April 7, 1993: After signing third-stringer Steve Bono to a three-year, $5.15 million contract, San Francisco management gives Montana's agent, Peter Johnson, permission to negotiate contracts with other teams. The 49ers agree to work out a trade with the team Montana chooses.
April 8, 1993: Montana works out for the Chiefs, who had tried to trade for him five years earlier.
April 9, 1993: Montana works out for the Cardinals, who offer their first-round selection (20th overall) to the Niners. San Francisco accepts the offer, but Montana still needs to agree to a contract.
April 16, 1993: The Chiefs convince Montana to join them after a daylong meeting him with him and his wife. The sides come to terms on a three-year, $10 million contract. Montana turns down the Cardinals' offer of three years and $15 million. Trade negotiations between Kansas City and San Francisco begin, then stall.
April 17, 1993: Montana flies to Youngstown, Ohio, to tell 49ers owner Edward DeBartolo Jr., that he wants to go to the Chiefs. DeBartolo stuns Montana by telling him he's now the "designated starter" over Young and would begin the camp competition as the No. 1 guy.
April 18, 1993: Seifert repeats DeBartolo's pledge to make Montana the starter.
April 19, 1993: Montana publicly turns down the opportunity to start, saying he wants to honor his commitment to the Chiefs.
April 20, 1993: The 49ers trade Montana, defensive back David Whitmore and San Francisco's third-round selection in the 1994 NFL Draft in exchange for Kansas City's first-round selection in the '93 draft. Montana is reunited with Chiefs offensive coordinator Paul Hackett, who was the 49ers' quarterbacks coach from 1983 to 1985.
April 22, 1993: With his time in San Francisco over, Montana says it would have been "absolutely nuts" for the 49ers to leapfrog him ahead of Young, who was the reigning NFL MVP.
Montana led the Chiefs to the AFC championship game in the 1993 season, losing to the Bills. Kansas City went back to the playoffs in 1994 but lost to the Dolphins in the wild-card round. Montana retired that offseason.
Young took the 49ers to Super Bowl 29, where he threw six touchdown passes in a rout of the Chargers. The 49ers made the playoffs each of the next four seasons with Young at the helm but failed to reach the Super Bowl.
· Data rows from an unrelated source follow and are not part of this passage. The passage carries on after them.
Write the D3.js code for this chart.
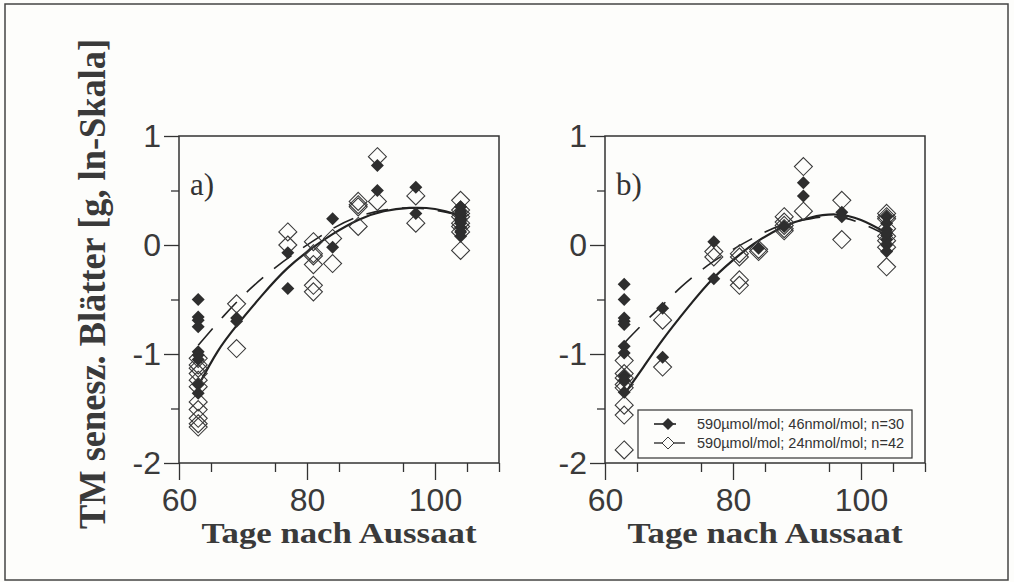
<!DOCTYPE html>
<html>
<head>
<meta charset="utf-8">
<script src="https://cdn.jsdelivr.net/npm/d3@7"></script>
<style>
  html, body { margin: 0; padding: 0; background: #fdfdfb; }
  svg { display: block; }
</style>
</head>
<body>
<svg id="chart" width="1014" height="582"></svg>
<script>
// --- data (days after sowing, ln of dry mass) ---
const xTicks = [60, 80, 100];
const yTicks = [-2, -1, 0, 1];

const legendLabels = [
    '590µmol/mol; 46nmol/mol; n=30',
    '590µmol/mol; 24nmol/mol; n=42'
];

// panel a) filled = 46 nmol/mol, open = 24 nmol/mol
const aFilled = [
    [63, -0.50], [63, -0.66], [63, -0.69], [63, -0.75], [63, -0.98], [63, -1.01],
    [63, -1.05], [63, -1.28], [63, -1.36],
    [69, -0.67], [69, -0.70],
    [77, -0.07], [77, -0.40],
    [84, 0.24], [84, -0.02],
    [91, 0.73], [91, 0.50],
    [97, 0.53], [97, 0.29],
    [104, 0.35], [104, 0.31], [104, 0.27], [104, 0.24], [104, 0.20], [104, 0.16],
    [104, 0.12], [104, 0.08], [104, 0.29], [104, 0.22]
];
const aOpen = [
    [63, -1.04], [63, -1.13], [63, -1.18], [63, -1.24], [63, -1.30], [63, -1.44],
    [63, -1.51], [63, -1.59], [63, -1.64], [63, -1.67], [63, -1.10],
    [69, -0.54], [69, -0.95],
    [77, 0.12], [77, 0.00],
    [81, 0.03], [81, -0.08], [81, -0.10], [81, -0.18], [81, -0.37], [81, -0.43],
    [84, 0.06], [84, -0.17],
    [88, 0.40], [88, 0.37], [88, 0.35], [88, 0.17],
    [91, 0.81], [91, 0.40],
    [97, 0.45], [97, 0.20],
    [104, 0.41], [104, 0.32], [104, 0.26], [104, 0.20], [104, 0.12], [104, -0.05],
    [104, 0.29], [104, 0.17]
];
const aCurveOpen = [
    [63.3, -1.26], [66, -0.98], [69, -0.74], [73, -0.46], [77, -0.21], [81, -0.02],
    [84, 0.10], [88, 0.23], [92, 0.31], [96, 0.34], [100, 0.33], [104, 0.27]
];
const aCurveFilled = [
    [63, -0.92], [67, -0.65], [71, -0.41], [75, -0.21], [79, -0.04], [84, 0.15],
    [88, 0.26], [92, 0.32], [96, 0.34], [100, 0.32], [104, 0.27]
];

// panel b)
const bFilled = [
    [63, -0.36], [63, -0.50], [63, -0.67], [63, -0.70], [63, -0.73], [63, -0.93],
    [63, -0.99], [63, -1.20], [63, -1.24], [63, -1.35],
    [69, -0.58], [69, -1.03],
    [77, 0.03], [77, -0.31],
    [84, -0.03],
    [88, 0.17],
    [91, 0.57], [91, 0.45],
    [97, 0.30], [97, 0.26],
    [104, 0.26], [104, 0.20], [104, 0.14], [104, 0.09], [104, 0.05], [104, 0.00],
    [104, -0.06], [104, 0.11]
];
const bOpen = [
    [63, -1.06], [63, -1.18], [63, -1.22], [63, -1.28], [63, -1.31], [63, -1.47],
    [63, -1.56], [63, -1.88],
    [69, -0.69], [69, -1.12],
    [77, -0.06], [77, -0.11],
    [81, -0.08], [81, -0.11], [81, -0.32], [81, -0.37],
    [84, -0.06], [84, -0.04],
    [88, 0.26], [88, 0.21], [88, 0.18], [88, 0.15], [88, 0.13],
    [91, 0.72], [91, 0.31],
    [97, 0.41], [97, 0.05],
    [104, 0.29], [104, 0.24], [104, 0.15], [104, 0.08], [104, -0.02], [104, -0.20],
    [104, 0.26], [104, 0.04]
];
const bCurveOpen = [
    [63.5, -1.33], [66, -1.12], [69, -0.87], [73, -0.57], [77, -0.30], [81, -0.09],
    [84, 0.04], [88, 0.17], [92, 0.25], [96, 0.28], [100, 0.23], [104, 0.11]
];
const bCurveFilled = [
    [63, -0.90], [66, -0.72], [69, -0.55], [72, -0.38], [76, -0.19], [80, -0.04],
    [84, 0.09], [88, 0.19], [92, 0.24], [96, 0.26], [100, 0.20], [104, 0.09]
];

const ink = '#333';
const svg = d3.select('#chart');

// scanned page frame
svg.append('rect')
    .attr('x', 5).attr('y', 4)
    .attr('width', 1003).attr('height', 576)
    .attr('fill', 'none')
    .attr('stroke', '#444')
    .attr('stroke-width', 1.5);

const plotTop = 136, plotBottom = 463;

const diamond = r => `M0,${-r}L${r},0L0,${r}L${-r},0Z`;

const panel = (left, right, filled, open, curveOpen, curveFilled, tag, withLegend) => {
    const x = d3.scaleLinear().domain([60, 110]).range([left, right]);
    const y = d3.scaleLinear().domain([-2, 1]).range([plotBottom, plotTop]);
    const g = svg.append('g');

    // minor ticks
    g.append('g')
        .attr('transform', `translate(0,${plotBottom})`)
        .call(d3.axisBottom(x).tickValues(d3.range(65, 110, 10)).tickSize(9).tickFormat(''))
        .call(s => s.select('.domain').remove());
    g.append('g')
        .attr('transform', `translate(${left},0)`)
        .call(d3.axisLeft(y).tickValues([-1.5, -0.5, 0.5]).tickSize(8).tickFormat(''))
        .call(s => s.select('.domain').remove());

    // major ticks + labels
    const xa = g.append('g')
        .attr('transform', `translate(0,${plotBottom})`)
        .call(d3.axisBottom(x).tickValues(xTicks.concat([110])).tickSize(17).tickPadding(8)
            .tickFormat(d => (xTicks.includes(d) ? String(d) : '')));
    xa.select('.domain').remove();
    xa.selectAll('.tick line').filter(d => d === 110).attr('y2', 9);

    const ya = g.append('g')
        .attr('transform', `translate(${left},0)`)
        .call(d3.axisLeft(y).tickValues(yTicks).tickSize(15).tickPadding(3)
            .tickFormat(d => String(d)));
    ya.select('.domain').remove();

    g.selectAll('.tick line').attr('stroke', ink).attr('stroke-width', 1.3);
    g.selectAll('.tick text')
        .attr('fill', '#3a3a3a')
        .style('font-family', '"Liberation Sans", Arial, sans-serif')
        .style('font-size', '32px');

    // plot box
    g.append('rect')
        .attr('x', left).attr('y', plotTop)
        .attr('width', right - left).attr('height', plotBottom - plotTop)
        .attr('fill', 'none')
        .attr('stroke', ink)
        .attr('stroke-width', 1.5);

    // fitted curves
    const line = d3.line()
        .x(d => x(d[0]))
        .y(d => y(d[1]))
        .curve(d3.curveNatural);
    g.append('path')
        .attr('d', line(curveOpen))
        .attr('fill', 'none')
        .attr('stroke', '#222')
        .attr('stroke-width', 2.2);
    g.append('path')
        .attr('d', line(curveFilled))
        .attr('fill', 'none')
        .attr('stroke', '#222')
        .attr('stroke-width', 1.6)
        .attr('stroke-dasharray', '22,14');

    // markers: open first, filled on top
    g.append('g').selectAll('path')
        .data(open)
        .join('path')
        .attr('transform', d => `translate(${x(d[0])},${y(d[1])})`)
        .attr('d', diamond(9))
        .attr('fill', 'none')
        .attr('stroke', '#3a3a3a')
        .attr('stroke-width', 1.1);
    g.append('g').selectAll('path')
        .data(filled)
        .join('path')
        .attr('transform', d => `translate(${x(d[0])},${y(d[1])})`)
        .attr('d', diamond(6.5))
        .attr('fill', '#2e2e2e');

    g.append('text')
        .attr('x', left + 11)
        .attr('y', 195)
        .attr('fill', '#333')
        .style('font-family', '"Liberation Serif", "Times New Roman", serif')
        .style('font-size', '31px')
        .text(tag);

    g.append('text')
        .attr('x', (left + right) / 2)
        .attr('y', 543)
        .attr('text-anchor', 'middle')
        .attr('textLength', 275)
        .attr('lengthAdjust', 'spacingAndGlyphs')
        .attr('fill', '#3a3a3a')
        .style('font-family', '"Liberation Serif", "Times New Roman", serif')
        .style('font-weight', 'bold')
        .style('font-size', '29px')
        .text('Tage nach Aussaat');

    if (withLegend) {
        const lg = g.append('g');
        lg.append('rect')
            .attr('x', 638).attr('y', 410)
            .attr('width', 274).attr('height', 48)
            .attr('fill', '#fdfdfb')
            .attr('stroke', ink)
            .attr('stroke-width', 1.2);
        const rows = [424, 443];
        lg.append('line')
            .attr('x1', 654).attr('x2', 676).attr('y1', rows[0]).attr('y2', rows[0])
            .attr('stroke', '#222').attr('stroke-width', 1.6);
        lg.append('path')
            .attr('transform', `translate(668,${rows[0]})`)
            .attr('d', diamond(6))
            .attr('fill', '#2e2e2e');
        lg.append('line')
            .attr('x1', 654).attr('x2', 685).attr('y1', rows[1]).attr('y2', rows[1])
            .attr('stroke', '#222').attr('stroke-width', 1.3);
        lg.append('path')
            .attr('transform', `translate(668,${rows[1]})`)
            .attr('d', diamond(6))
            .attr('fill', '#fdfdfb')
            .attr('stroke', '#3a3a3a')
            .attr('stroke-width', 1);
        lg.selectAll('text.lab')
            .data(legendLabels)
            .join('text')
            .attr('class', 'lab')
            .attr('x', 697)
            .attr('y', (d, i) => rows[i] + 5)
            .attr('fill', '#333')
            .style('font-family', '"Liberation Sans", Arial, sans-serif')
            .style('font-size', '14.5px')
            .text(d => d);
    }
};

panel(179, 499, aFilled, aOpen, aCurveOpen, aCurveFilled, 'a)', false);
panel(605, 925, bFilled, bOpen, bCurveOpen, bCurveFilled, 'b)', true);

// shared y title
svg.append('text')
    .attr('transform', 'translate(105,284) rotate(-90)')
    .attr('text-anchor', 'middle')
    .attr('textLength', 490)
    .attr('lengthAdjust', 'spacingAndGlyphs')
    .attr('fill', '#3a3a3a')
    .style('font-family', '"Liberation Serif", "Times New Roman", serif')
    .style('font-weight', 'bold')
    .style('font-size', '37px')
    .text('TM senesz. Blätter [g, ln-Skala]');
</script>
</body>
</html>
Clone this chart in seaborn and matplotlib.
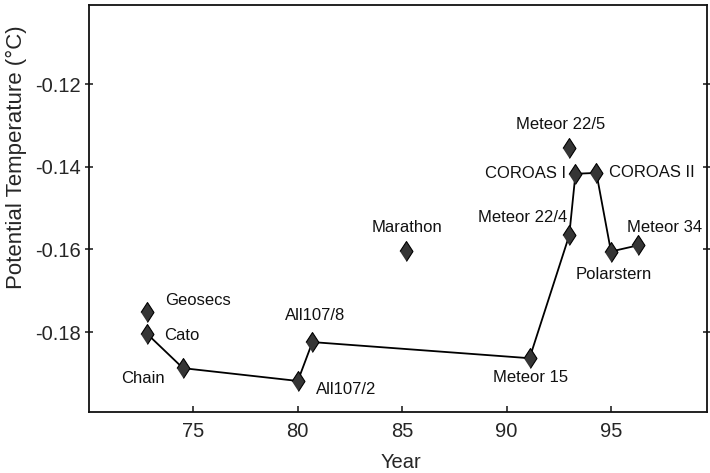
import numpy as np
import pandas as pd
import matplotlib
matplotlib.use("Agg")
import matplotlib.pyplot as plt
import seaborn as sns

###################################################################
# data
###################################################################

cruises = ['Geosecs', 'Cato', 'Chain', 'All107/2', 'All107/8', 'Marathon',
           'Meteor 15', 'Meteor 22/4', 'Meteor 22/5', 'COROAS I',
           'COROAS II', 'Polarstern', 'Meteor 34']
years = [72.8, 72.8, 74.5, 80.0, 80.7, 85.2,
         91.1, 93.0, 93.0, 93.3, 94.3, 95.0, 96.3]
temps = [-0.1752, -0.1805, -0.1887, -0.1918, -0.1824, -0.1603,
         -0.1863, -0.1566, -0.1354, -0.1417, -0.1415, -0.1605, -0.1590]
# cruises joined by the line, in order
line_order = ['Cato', 'Chain', 'All107/2', 'All107/8', 'Meteor 15',
              'Meteor 22/4', 'COROAS I', 'COROAS II', 'Polarstern', 'Meteor 34']

x_ticks = [75, 80, 85, 90, 95]
y_ticks = [-0.18, -0.16, -0.14, -0.12]

df = pd.DataFrame({'cruise': cruises, 'year': years, 'temp': temps})
df_line = df.set_index('cruise').loc[line_order].reset_index()

# label placement (offset in pixels from the point, alignment)
label_pos = {
    'Geosecs':     (18, 12, 'left'),
    'Cato':        (17, -1, 'left'),
    'Chain':       (-18, -10, 'right'),
    'All107/2':    (18, -9, 'left'),
    'All107/8':    (3, 27, 'center'),
    'Marathon':    (1, 23, 'center'),
    'Meteor 15':   (1, -19, 'center'),
    'Meteor 22/4': (-2, 18, 'right'),
    'Meteor 22/5': (-9, 23, 'center'),
    'COROAS I':    (-9, 0, 'right'),
    'COROAS II':   (13, 0, 'left'),
    'Polarstern':  (3, -23, 'center'),
    'Meteor 34':   (26, 18, 'center'),
}

###################################################################
# plot
###################################################################

sns.set_style('ticks')
plt.rcParams['font.family'] = ['Liberation Sans', 'DejaVu Sans']

fig = plt.figure(figsize=(7.1, 4.73), dpi=100)
ax = fig.add_axes([0.1254, 0.129, 0.8704, 0.8604])

sns.lineplot(data=df_line, x='year', y='temp', sort=False, color='black',
             linewidth=1.3, ax=ax, zorder=2)

diamond = [(-0.65, 0), (0, 1), (0.65, 0), (0, -1)]
sns.scatterplot(data=df, x='year', y='temp', marker=diamond, s=205,
                color='#353535', edgecolor='black', linewidth=0.8,
                ax=ax, zorder=3)

for name, x, y in zip(cruises, years, temps):
    dx, dy, ha = label_pos[name]
    ax.annotate(name, (x, y), xytext=(dx, dy), textcoords='offset pixels',
                ha=ha, va='center', fontsize=12, color='#111111')

ax.set_xlim(70, 99.6)
ax.set_ylim(-0.1993, -0.1009)
ax.set_xticks(x_ticks)
ax.set_yticks(y_ticks)
ax.set_yticklabels([f'{v:.2f}' for v in y_ticks])
ax.set_xlabel('Year', fontsize=14.5)
ax.set_ylabel('Potential Temperature (°C)', fontsize=16)
ax.xaxis.set_label_coords(0.505, -0.1)
ax.yaxis.set_label_coords(-0.100, 0.627)

ax.tick_params(axis='x', direction='in', length=4, width=1.2,
               labelsize=14.5, pad=7)
ax.tick_params(axis='y', direction='inout', length=6, width=1.2,
               labelsize=14.5, pad=3, left=True, right=True)
for sp in ax.spines.values():
    sp.set_visible(True)
    sp.set_linewidth(1.3)
    sp.set_color('#111111')

fig.savefig('out.png', dpi=100)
The team would not return to the title game until the 2012 season, when Colin Kaepernick was the starting QB.
Montana's Chiefs and Young's 49ers met in Week 2 of the 1994 season in Kansas City, with the Chiefs winning 24-17.
Footnotes from the '93 draft
The first-round selection the Niners got from the Chiefs turned into defensive lineman Dana Stubblefield after San Francisco used the pick to trade down twice in the first round to 26th overall. Stubblefield was a key contributor to that Super Bowl 29 victory, and he was in the playoffs each of his seven seasons with the 49ers over two separate stints. He played 11 years in the NFL overall, finishing with the Raiders in 2003.
San Francisco made another move in that draft that has an indirect tie-in to this year's Super Bowl. It sent its third-, fourth- and fifth-round picks to the Chargers for San Diego's second-round selection. The Chargers then dealt the third-rounder and a fourth-rounder it got from the Eagles to the Buccaneers to move up 18 spots in the third. The Bucs, picking 82nd overall, took a safety from Stanford: John Lynch, the Niners' current general manager.